▶ [SOURCE DATA]:
--*--
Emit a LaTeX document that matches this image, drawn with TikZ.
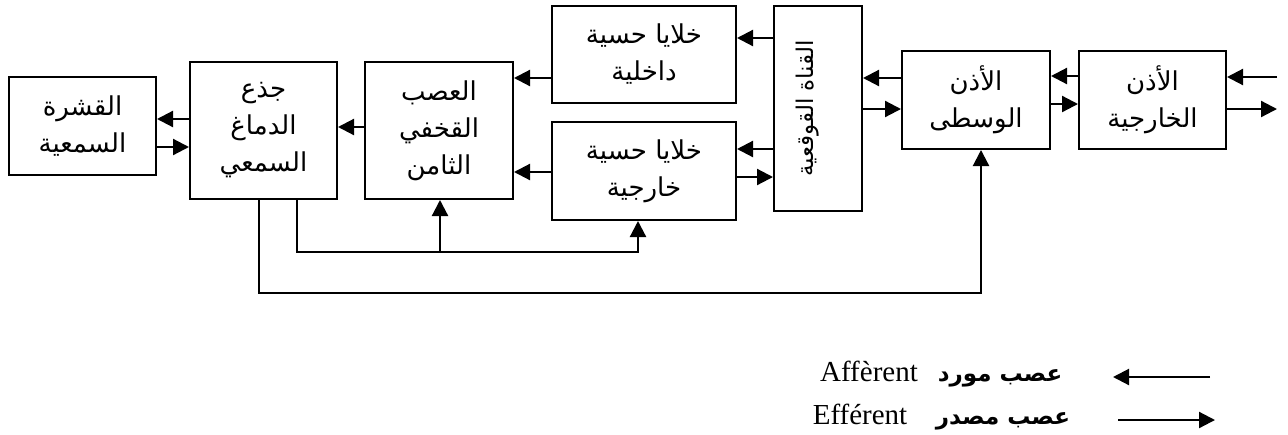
\documentclass[tikz,border=0pt]{standalone}
\usepackage{fontspec}
\usepackage{tikz}
\usetikzlibrary{arrows.meta, positioning, calc}
\TeXXeTstate=1
\newfontfamily\arabicfont[Script=Arabic]{DejaVu Sans}
\newfontfamily\seriffont{Liberation Serif}

\begin{document}
\begin{tikzpicture}[x=0.5pt, y=-0.5pt, every node/.style={transform shape}]
		\tikzstyle{blk}=[draw=black, line width=1pt, align=center, inner sep=0pt, text=black, font=\arabicfont\fontsize{13}{18.5}\selectfont]
		\tikzstyle{arr}=[-{Triangle[length=8pt, width=8pt]}, line width=1.1pt]
		\tikzstyle{legar}=[anchor=base, font=\arabicfont\bfseries\fontsize{11.5}{14}\selectfont]
		\tikzstyle{legla}=[anchor=base, font=\seriffont\fontsize{14.5}{16}\selectfont]
		
		\useasboundingbox (0,0) rectangle (1288,434);
		
		%% boxes
		\node [blk, minimum width=73.5pt, minimum height=49pt] (CX) at (82.5,126) {\beginR القشرة\endR\\\beginR السمعية\endR};
		\node [blk, minimum width=73.5pt, minimum height=68.5pt] (BS) at (263.5,130.5) {\beginR جذع\endR\\\beginR الدماغ\endR\\\beginR السمعي\endR};
		\node [blk, minimum width=74pt, minimum height=68.5pt, right=13pt of BS] (N8) {\beginR العصب\endR\\\beginR القخفي\endR\\\beginR الثامن\endR};
		\node [blk, minimum width=92pt, minimum height=48.5pt] (IHC) at (644,54.5) {\beginR خلايا حسية\endR\\\beginR داخلية\endR};
		\node [blk, minimum width=92pt, minimum height=49pt, below=8.5pt of IHC] (OHC) {\beginR خلايا حسية\endR\\\beginR خارجية\endR};
		\node [blk, minimum width=44pt, minimum height=102.5pt] (CC) at (818,108.5) {};
		\node [font=\arabicfont\fontsize{11.5}{14}\selectfont, rotate=90] (CCt) at ([xshift=-5pt]CC.center) {\beginR القناة القوقعية\endR};
		\node [blk, minimum width=74pt, minimum height=49pt] (ME) at (976,100) {\beginR الأذن\endR\\\beginR الوسطى\endR};
		\node [blk, minimum width=73.5pt, minimum height=49pt, right=13.5pt of ME] (OE) {\beginR الأذن\endR\\\beginR الخارجية\endR};
		
		%% brainstem <-> cortex
		\draw [arr] (BS.west |- 0,119) -- (CX.east |- 0,119);
		\draw [arr] (CX.east |- 0,147) -- (BS.west |- 0,147);
		\draw [arr] (N8.west |- 0,127) -- (BS.east |- 0,127);
		
		%% hair cells -> nerve
		\draw [arr] (IHC.west |- 0,78) -- (N8.east |- 0,78);
		\draw [arr] (OHC.west |- 0,172) -- (N8.east |- 0,172);
		
		%% canal <-> hair cells
		\draw [arr] (CC.west |- 0,38) -- (IHC.east |- 0,38);
		\draw [arr] (CC.west |- 0,149) -- (OHC.east |- 0,149);
		\draw [arr] (OHC.east |- 0,177) -- (CC.west |- 0,177);
		
		%% ears
		\draw [arr] (ME.west |- 0,78) -- (CC.east |- 0,78);
		\draw [arr] (CC.east |- 0,109) -- (ME.west |- 0,109);
		\draw [arr] (OE.west |- 0,76) -- (ME.east |- 0,76);
		\draw [arr] (ME.east |- 0,104) -- (OE.west |- 0,104);
		\coordinate (IN) at (1277,77);
		\coordinate (OUT) at (1277,109);
		\draw [arr] (IN) -- (OE.east |- IN);
		\draw [arr] (OE.east |- OUT) -- (OUT);
		
		%% efferent loops
		\coordinate (J1) at (440,252);
		\draw [arr] (BS.south -| 297,0) |- (638,252) -- (OHC.south -| 638,0);
		\draw [arr] (J1) -- (N8.south -| J1);
		\draw [arr] (BS.south -| 259,0) |- (981,293) -- (ME.south -| 981,0);
		
		%% legend
		\coordinate (LA1) at (1210,377);
		\coordinate (LA2) at (1113,377);
		\coordinate (LE1) at (1118,420);
		\coordinate (LE2) at (1215,420);
		\draw [arr] (LA1) -- (LA2);
		\draw [arr] (LE1) -- (LE2);
		\node [legar] (LAa) at (1000,381) {\beginR عصب مورد\endR};
		\node [legla] (LAl) at (869,381) {Affèrent};
		\node [legar] (LEa) at (1003,424) {\beginR عصب مصدر\endR};
		\node [legla] (LEl) at (860,424) {Efférent};
		
		\end{tikzpicture}
\end{document}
--*--
▶ [GOAL OF THE EXERCISE]: Reproduce the data word for word, excluding its pictures.

▶ [SOLVED EXERCISE]:
Emit a LaTeX document that matches this image, drawn with TikZ.
\documentclass[tikz,border=0pt]{standalone}
\usepackage{fontspec}
\usepackage{tikz}
\usetikzlibrary{arrows.meta, positioning, calc}
\TeXXeTstate=1
\newfontfamily\arabicfont[Script=Arabic]{DejaVu Sans}
\newfontfamily\seriffont{Liberation Serif}

\begin{document}
\begin{tikzpicture}[x=0.5pt, y=-0.5pt, every node/.style={transform shape}]
		\tikzstyle{blk}=[draw=black, line width=1pt, align=center, inner sep=0pt, text=black, font=\arabicfont\fontsize{13}{18.5}\selectfont]
		\tikzstyle{arr}=[-{Triangle[length=8pt, width=8pt]}, line width=1.1pt]
		\tikzstyle{legar}=[anchor=base, font=\arabicfont\bfseries\fontsize{11.5}{14}\selectfont]
		\tikzstyle{legla}=[anchor=base, font=\seriffont\fontsize{14.5}{16}\selectfont]
		
		\useasboundingbox (0,0) rectangle (1288,434);
		
		%% boxes
		\node [blk, minimum width=73.5pt, minimum height=49pt] (CX) at (82.5,126) {\beginR القشرة\endR\\\beginR السمعية\endR};
		\node [blk, minimum width=73.5pt, minimum height=68.5pt] (BS) at (263.5,130.5) {\beginR جذع\endR\\\beginR الدماغ\endR\\\beginR السمعي\endR};
		\node [blk, minimum width=74pt, minimum height=68.5pt, right=13pt of BS] (N8) {\beginR العصب\endR\\\beginR القخفي\endR\\\beginR الثامن\endR};
		\node [blk, minimum width=92pt, minimum height=48.5pt] (IHC) at (644,54.5) {\beginR خلايا حسية\endR\\\beginR داخلية\endR};
		\node [blk, minimum width=92pt, minimum height=49pt, below=8.5pt of IHC] (OHC) {\beginR خلايا حسية\endR\\\beginR خارجية\endR};
		\node [blk, minimum width=44pt, minimum height=102.5pt] (CC) at (818,108.5) {};
		\node [font=\arabicfont\fontsize{11.5}{14}\selectfont, rotate=90] (CCt) at ([xshift=-5pt]CC.center) {\beginR القناة القوقعية\endR};
		\node [blk, minimum width=74pt, minimum height=49pt] (ME) at (976,100) {\beginR الأذن\endR\\\beginR الوسطى\endR};
		\node [blk, minimum width=73.5pt, minimum height=49pt, right=13.5pt of ME] (OE) {\beginR الأذن\endR\\\beginR الخارجية\endR};
		
		%% brainstem <-> cortex
		\draw [arr] (BS.west |- 0,119) -- (CX.east |- 0,119);
		\draw [arr] (CX.east |- 0,147) -- (BS.west |- 0,147);
		\draw [arr] (N8.west |- 0,127) -- (BS.east |- 0,127);
		
		%% hair cells -> nerve
		\draw [arr] (IHC.west |- 0,78) -- (N8.east |- 0,78);
		\draw [arr] (OHC.west |- 0,172) -- (N8.east |- 0,172);
		
		%% canal <-> hair cells
		\draw [arr] (CC.west |- 0,38) -- (IHC.east |- 0,38);
		\draw [arr] (CC.west |- 0,149) -- (OHC.east |- 0,149);
		\draw [arr] (OHC.east |- 0,177) -- (CC.west |- 0,177);
		
		%% ears
		\draw [arr] (ME.west |- 0,78) -- (CC.east |- 0,78);
		\draw [arr] (CC.east |- 0,109) -- (ME.west |- 0,109);
		\draw [arr] (OE.west |- 0,76) -- (ME.east |- 0,76);
		\draw [arr] (ME.east |- 0,104) -- (OE.west |- 0,104);
		\coordinate (IN) at (1277,77);
		\coordinate (OUT) at (1277,109);
		\draw [arr] (IN) -- (OE.east |- IN);
		\draw [arr] (OE.east |- OUT) -- (OUT);
		
		%% efferent loops
		\coordinate (J1) at (440,252);
		\draw [arr] (BS.south -| 297,0) |- (638,252) -- (OHC.south -| 638,0);
		\draw [arr] (J1) -- (N8.south -| J1);
		\draw [arr] (BS.south -| 259,0) |- (981,293) -- (ME.south -| 981,0);
		
		%% legend
		\coordinate (LA1) at (1210,377);
		\coordinate (LA2) at (1113,377);
		\coordinate (LE1) at (1118,420);
		\coordinate (LE2) at (1215,420);
		\draw [arr] (LA1) -- (LA2);
		\draw [arr] (LE1) -- (LE2);
		\node [legar] (LAa) at (1000,381) {\beginR عصب مورد\endR};
		\node [legla] (LAl) at (869,381) {Affèrent};
		\node [legar] (LEa) at (1003,424) {\beginR عصب مصدر\endR};
		\node [legla] (LEl) at (860,424) {Efférent};
		
		\end{tikzpicture}
\end{document}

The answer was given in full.